While disaffected black youths appear to be one driver of flash robs, they are not the only participants. In some of the convenience store flash robs, teenagers who apparently have enough money for an iPhone and a data plan may not need to steal a bag of chips.
Instead, some tech-savvy teenagers might simply be out for notoriety, knowing full well that the acts are being captured on video that’s likely to be uploaded to YouTube, says Professor Decker of Arizona State.
“Certainly, YouTube has become the bragging board [of our time],” he says. “Every guy who beats somebody up, every gang has got YouTube videos.”In this way, flash robs raise questions about whether new technology is introducing new people to criminal behavior and, potentially, violence.
“The question is, are people currently engaged in street crime discovering the technology and adapting it … or are these new groups that are moving into street crime facilitated by the existence of social media?” Decker asks.

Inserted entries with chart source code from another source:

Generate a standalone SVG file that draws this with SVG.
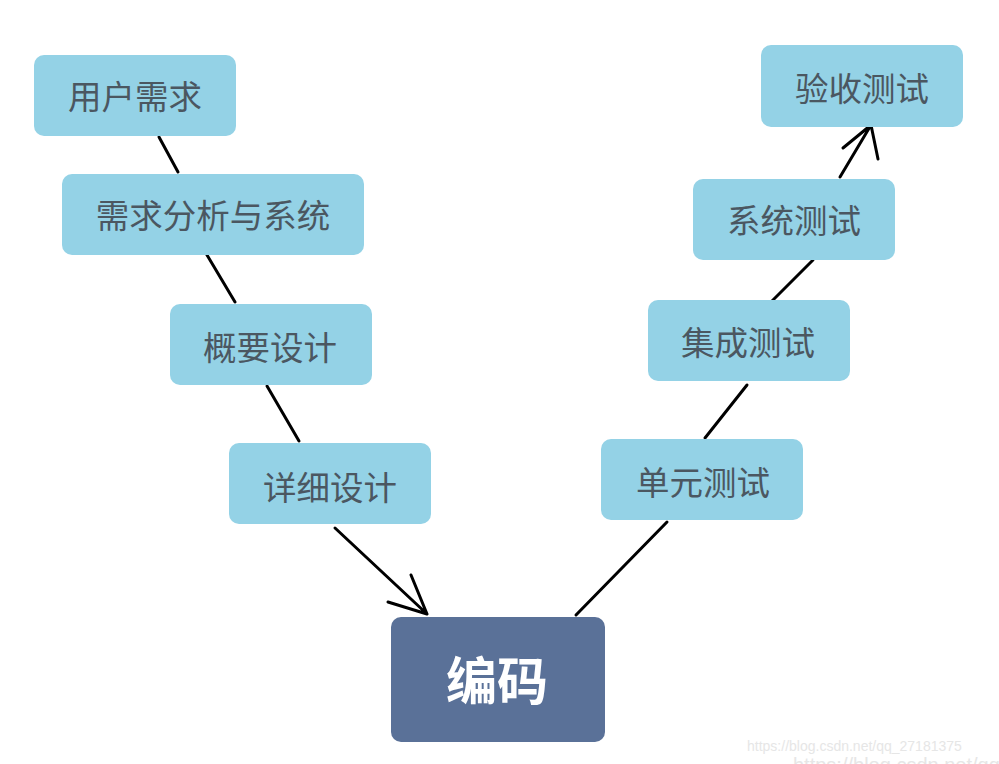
<svg xmlns="http://www.w3.org/2000/svg" width="999" height="764" viewBox="0 0 999 764">
<style>
.n{fill:#94d2e6}
.t{font-family:"Noto Sans CJK SC","Noto Sans",sans-serif;font-size:33.5px;fill:#4b5761;text-anchor:middle;dominant-baseline:central}
.c{stroke:#000;stroke-width:3;fill:none;stroke-linecap:round;stroke-linejoin:round}
.w{font-family:"Liberation Sans",Arial,sans-serif;fill:#e6e6e6}
</style>
<rect width="999" height="764" fill="#fff"/>
<g id="connectors">
<path class="c" d="M159,137 L178,172"/>
<path class="c" d="M207,255 L235,302"/>
<path class="c" d="M267,386 L299,441"/>
<path class="c" d="M335,528 L427,614 M411,575 L427,614 L388,602"/>
<path class="c" d="M576,615 L667,522"/>
<path class="c" d="M705,438 L747,385"/>
<path class="c" d="M771,302 L813,260"/>
<path class="c" d="M840,177 L871,125 M843,148 L871,125 L878,159"/>
</g>
<g id="n1"><rect class="n" x="34" y="55" width="202" height="81" rx="10"/><text class="t" x="135" y="94">用户需求</text></g>
<g id="n2"><rect class="n" x="62" y="174" width="302" height="81" rx="10"/><text class="t" x="213" y="213">需求分析与系统</text></g>
<g id="n3"><rect class="n" x="170" y="304" width="202" height="81" rx="10"/><text class="t" x="270" y="345">概要设计</text></g>
<g id="n4"><rect class="n" x="229" y="443" width="202" height="81" rx="10"/><text class="t" x="330" y="485">详细设计</text></g>
<g id="n5"><rect x="391" y="617" width="214" height="125" rx="10" fill="#5a7198"/><text class="t" x="497" y="678" style="fill:#fff;font-size:51px;font-weight:bold">编码</text></g>
<g id="n6"><rect class="n" x="601" y="439" width="202" height="81" rx="10"/><text class="t" x="703" y="480">单元测试</text></g>
<g id="n7"><rect class="n" x="648" y="300" width="202" height="81" rx="10"/><text class="t" x="748" y="340">集成测试</text></g>
<g id="n8"><rect class="n" x="693" y="179" width="202" height="81" rx="10"/><text class="t" x="794" y="218">系统测试</text></g>
<g id="n9"><rect class="n" x="761" y="45" width="202" height="82" rx="10"/><text class="t" x="862" y="86">验收测试</text></g>
<text class="w" x="747" y="751" font-size="14">https://blog.csdn.net/qq_27181375</text>
<text class="w" x="793" y="772" font-size="20" fill="#f0f0f0">https://blog.csdn.net/qq</text>
</svg>
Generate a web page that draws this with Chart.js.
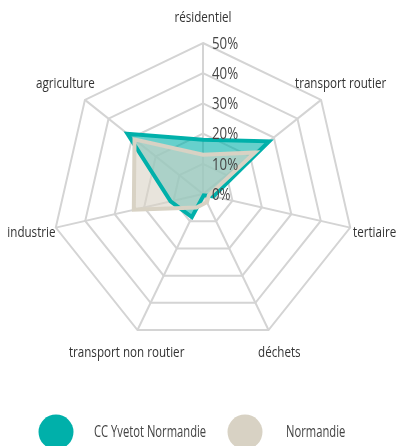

Either way, flash robs show a “dark side” of social media, says Sean Varano, a criminal justice professor at Roger Williams University in Bristol, R.I.“We can look at the G8 summits and the anarchy movements that have adopted some of these technology strategies – and the Vancouver riots in the aftermath of the Stanley Cup – there was a social media dimension to that,” he says. “Maybe there’s a diffusion effect here where slowly these ideas are [becoming more widespread] and people are becoming more attuned to the technology and how to exploit it.”
This presents potential challenges to law enforcement. “Do these groups represent criminal enterprises … in which case it’s not unreasonable to assume that these might amount to federal crimes,” he asks.
Moreover, flash robs could sharpen racial stereotypes in troublesome ways. “The first time a group of young kids of color walk into a store, the clerk assumes it’s a flash rob, and now you’ve got racial profiling that emerges,” adds Mr. Varano. “It’s not unreasonable to assume that this is a very slippery slope.”